Uit het vorenstaande vloeit voort dat de rechtbank ten onrechte heeft bepaald dat de rechtsgevolgen van het vernietigde besluit in stand blijven. De aangevallen uitspraak dient in zoverre te worden vernietigd.
Nu de hoogte van de kosten van de aan de orde zijnde medische zorg in België niet uit de gedingstukken blijkt is het de Raad niet mogelijk om de door gedaagde aan appellante te betalen vergoeding zelf vast te stellen. Gedaagde zal derhalve, met inachtneming van de uitspraak van de Raad, een nieuw besluit moeten nemen.

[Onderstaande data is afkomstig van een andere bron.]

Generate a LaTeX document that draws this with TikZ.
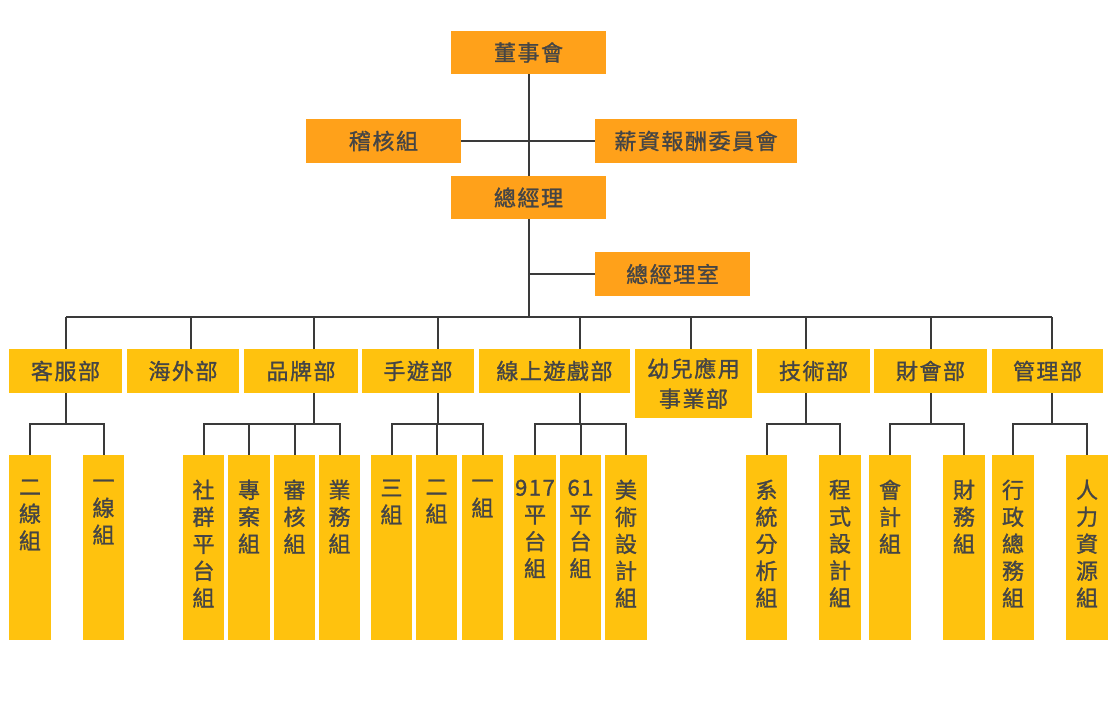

De Raad acht termen aanwezig om gedaagde op grond van artikel 8:75 van de Algemene wet bestuursrecht te veroordelen in de proceskosten van appellante in beroep en in hoger beroep. Deze kosten worden begroot op € 805,-- in hoger beroep voor verleende rechtsbijstand. Andere op grond van dat artikel te vergoeden kosten zijn niet gevorderd en daarvan is de Raad ook niet gebleken.
De Centrale Raad van Beroep,
Vernietigt de aangevallen uitspraak voor zover daarbij is bepaald dat de rechtsgevolgen van het vernietigde besluit in stand blijven;
Bepaalt dat gedaagde een nieuw besluit neemt met inachtneming van de uitspraak van de Raad;
Veroordeelt gedaagde in de proceskosten van appellante in tot een bedrag groot € 805,--;
Bepaalt dat gedaagde het door appellante betaalde griffierecht ad € 77,14 dient te vergoeden.
Aldus gegeven door mr. M.I. ’t Hooft als voorzitter en mr. R.M. van Male en mr. G.M.T. Berkel-Kikkert als leden, in tegenwoordigheid van mr. I.D. Veldman als griffier, en uitgesproken in het openbaar op 20 juli 2004.